Looks better! Now change the color scale and legend. Also try adding in dates.

datefmt <- "%d %b %Y"

dates <- dat2 %>% 
  group_by(round) %>% 
  summarize(date = as.Date(median(date))) %>% 
  mutate(datestr = format(date, datefmt))

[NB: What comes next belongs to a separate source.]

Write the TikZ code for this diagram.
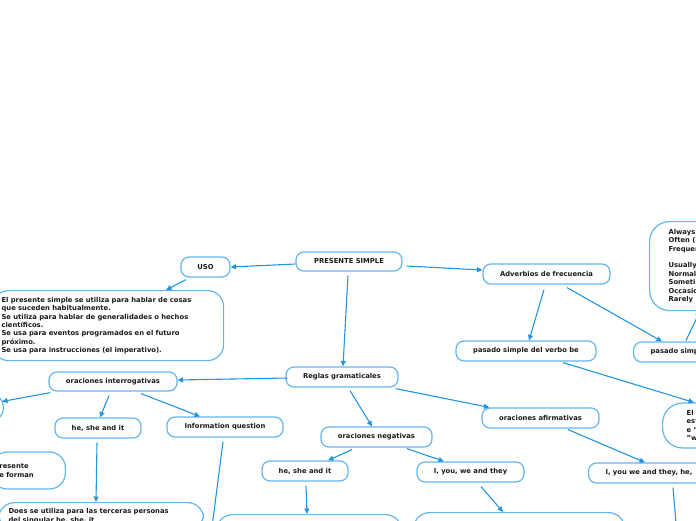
\documentclass[tikz,border=0pt]{standalone}
\usepackage{fontspec}
\setmainfont{DejaVu Sans}
\usetikzlibrary{arrows.meta,calc}
\definecolor{bd}{HTML}{64B5EC}
\definecolor{ln}{HTML}{2196DF}
\definecolor{tx}{HTML}{1A1A1A}
\begin{document}
\begin{tikzpicture}[x=1pt,y=-1pt,
  font=\fontsize{6.8pt}{8.4pt}\selectfont\bfseries,
  box/.style={draw=bd, line width=1.2pt, rounded corners=8pt, text=tx, inner sep=0pt, align=center},
  pill/.style={box, minimum height=20pt},
  bigbox/.style={box, rounded corners=16pt},
  conn/.style={draw=ln, line width=1.1pt, -{Triangle[length=5.5pt,width=5pt]}}]
\useasboundingbox (0,0) rectangle (696,520);
\clip (0,0) rectangle (696,520);

% nodes
\node[pill, minimum width=106pt, minimum height=19pt] (ps) at (349,261.5) {PRESENTE SIMPLE};
\node[pill, minimum width=49pt] (uso) at (205.5,267) {USO};
\node[bigbox, anchor=north west, minimum height=70pt, text width=213pt, inner xsep=9pt, align=left] (usot) at (-8,290)
  {El presente simple se utiliza para hablar de cosas\\que suceden habitualmente.\\Se utiliza para hablar de generalidades o hechos\\científicos.\\Se usa para eventos programados en el futuro\\próximo.\\Se usa para instrucciones (el imperativo).};
\node[pill, minimum width=127pt] (adv) at (546.5,274) {Adverbios de frecuencia};
\node[box, rounded corners=20pt, anchor=north west, minimum height=89pt, text width=100pt, inner xsep=19pt, align=left] (alw) at (649,221)
  {Always\\Often (\\Frequen\\[8.4pt]Usually\\Normal\\Someti\\Occasio\\Rarely};
\node[pill, minimum width=140pt] (pvb) at (526,351) {pasado simple del verbo be};
\node[pill, anchor=west, text width=120pt, inner xsep=17pt, align=left] (ps2) at (633,352) {pasado simp};
\node[pill, minimum width=112pt] (reg) at (342,377) {Reglas gramaticales};
\node[pill, minimum width=128pt, minimum height=19pt] (int) at (113,381.5) {oraciones interrogativas};
\node[box, rounded corners=12pt, anchor=east, minimum width=60pt, minimum height=26pt] (lft) at (4,407.5) {};
\node[pill, minimum width=86pt] (hs1) at (98,428) {he, she and it};
\node[pill, minimum width=116pt] (inf) at (225,427) {Information question};
\node[pill, minimum width=111pt] (neg) at (376.5,437) {oraciones negativas};
\node[pill, minimum width=117pt] (afi) at (540.5,418) {oraciones afirmativas};
\node[box, rounded corners=20pt, anchor=west, minimum height=45pt, text width=60pt, inner xsep=24pt, align=left] (el) at (662,425.5) {El\\est\\e "\\"w};
\node[bigbox, anchor=east, minimum height=37pt, text width=58pt, inner xsep=8pt, align=left] (pre) at (66,470.5) {resente\\e forman};
\node[pill, minimum width=86pt] (hs2) at (305,471) {he, she and it};
\node[pill, minimum width=107pt] (iyw) at (470.5,472) {I, you, we and they};
\node[pill, anchor=west, text width=120pt, inner xsep=17pt, align=left] (iwh) at (588,473) {I, you we and they, he,};
\node[bigbox, anchor=north west, text width=185pt, inner xsep=10pt, inner ysep=6pt, align=left] (does) at (-2,502)
  {Does se utiliza para las terceras personas\\del singular he, she, it};
\node[bigbox, anchor=north west, minimum width=185pt, minimum height=40pt] (b2) at (216,514) {};
\node[bigbox, anchor=north west, minimum width=211pt, minimum height=40pt] (b3) at (413,512) {};

\coordinate (infend) at (211,535);
\coordinate (iwhend) at (677,535);

% connectors
\draw[conn] ($(ps.west)+(0,2.5)$) -- (uso.east);
\draw[conn] ($(uso.south)+(-19.5,2)$) -- ($(usot.north west)+(174,0)$);
\draw[conn] ($(ps.east)+(4,4.5)$) -- ($(adv.west)+(0,-4)$);
\draw[conn] ($(ps.south)+(-1,4)$) -- ($(reg.north)+(1,0)$);
\draw[conn] ($(adv.south)+(-2.5,5)$) -- ($(pvb.north)+(3,0)$);
\draw[conn] ($(adv.south)+(20.5,3)$) -- ($(ps2.north west)+(29,0)$);
\draw[conn] ($(ps2.north west)+(53,-1)$) -- ($(alw.south west)+(51,0)$);
\draw[conn] ($(pvb.south)+(37,1)$) -- ($(el.north west)+(32,0)$);
\draw[conn] ($(reg.west)+(2,1)$) -- ($(int.east)+(0,-1.5)$);
\draw[conn] ($(reg.south)+(8,3)$) -- ($(neg.north)+(-4.5,0)$);
\draw[conn] ($(reg.south east)+(-3,1)$) -- ($(afi.north west)+(8,0)$);
\draw[conn] ($(int.south west)+(2,1)$) -- ($(lft.east)+(-2,-6)$);
\draw[conn] ($(int.south)+(-4,4)$) -- ($(hs1.north)+(2,0)$);
\draw[conn] ($(int.south)+(28,2)$) -- ($(inf.north)+(-25,0)$);
\draw[conn] ($(hs1.south)+(-1,4)$) -- ($(does.north west)+(98,0)$);
\draw[conn] ($(inf.south)+(-2,4)$) -- (infend);
\draw[conn] ($(neg.south)+(-24.5,2)$) -- ($(hs2.north)+(23,0)$);
\draw[conn] ($(neg.south)+(30.5,1)$) -- ($(iyw.north)+(-26.5,0)$);
\draw[conn] ($(afi.south)+(27.5,1)$) -- ($(iwh.north west)+(57,0)$);
\draw[conn] ($(hs2.south)+(1,4)$) -- ($(b2.north west)+(91,0)$);
\draw[conn] ($(iyw.south)+(10.5,4)$) -- ($(b3.north west)+(90,0)$);
\draw[conn] ($(iwh.south west)+(85,4)$) -- (iwhend);
\end{tikzpicture}
\end{document}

dat7 <- left_join(mergedf, dat3, by = c("site.code", "round")) %>% 
  left_join(dates, by = "round") %>% 
  group_by(site.code) %>% 
  arrange(round) %>% 
  mutate(isMissing = is.na(lead.ppb) | is.na(copper.ppb),
         lead.ppb = zoo::na.approx(lead.ppb, na.rm = FALSE),
         copper.ppb = zoo::na.approx(copper.ppb, na.rm = FALSE),
         # label = datestr,
         label = date, # tweenr likes dealing with dates and not strings (wants to convert those to character)
         color = ifelse(isMissing, "#bbbbbb", "#555555")) %>% 
  ungroup() %>% 
  select(lead.ppb, copper.ppb, isMissing, label) %>% 
  split(f = mergedf$round) 

# Yeah, changing the naming convention to match dat number
tdat7 <- tween_states(dat7, tweenlength = 2, statelength = 1, 
                             ease = "linear", nframes = 240)

xlims = c(0.3, 10000)
ylims = c(10, 20000)

ggplot(dat7[[10]], aes(x = lead.ppb, y = copper.ppb)) +
  geom_point(aes(color = isMissing)) + 
  geom_text(aes(x = 2, y = 10500, label = format(label, datefmt)), family = "NimbusMon",
            fontface = "plain", size = 7) +
  scale_x_log10(limits = xlims, breaks = c(1, 10, 100, 1000, 10000)) +
  scale_y_log10(limits = ylims, breaks = c(10, 100, 1000, 10000)) +
  scale_color_manual(values = c("#555555", "#bb5555")) +
  theme_bw() +
  annotation_logticks() +
  theme(legend.position = "none")

And the final (for now) animation:

p <- ggplot(data=tdat7, aes(x=lead.ppb, y=copper.ppb)) + 
    # geom_text(aes(label = label, frame = .frame), data=tweenlogo, size = 13) + 
    geom_point(aes(frame = .frame, color = isMissing), size = 3, alpha = 0.6) + 
    geom_text(aes(frame = .frame, x = 2, y = 10500, 
                  label = format(label, datefmt)), family = "NimbusMon",
            fontface = "plain", size = 7) +
  scale_color_manual(values = c("#555555", "#bb5555")) +
  theme_bw() +
  theme(legend.position = "none") +
  scale_x_log10(limits = xlims, breaks = c(1, 10, 100, 1000, 10000)) +
  scale_y_log10(limits = ylims, breaks = c(10, 100, 1000, 10000)) +
  annotation_logticks()
  
animation::ani.options(interval = 1/15)
gganimate(p, "flint_all_annot.gif", title_frame = FALSE, ani.width = 400, 
           ani.height = 400)

Now that looks darn good. Of course I’m tempted to keep going with this, but I need to move on.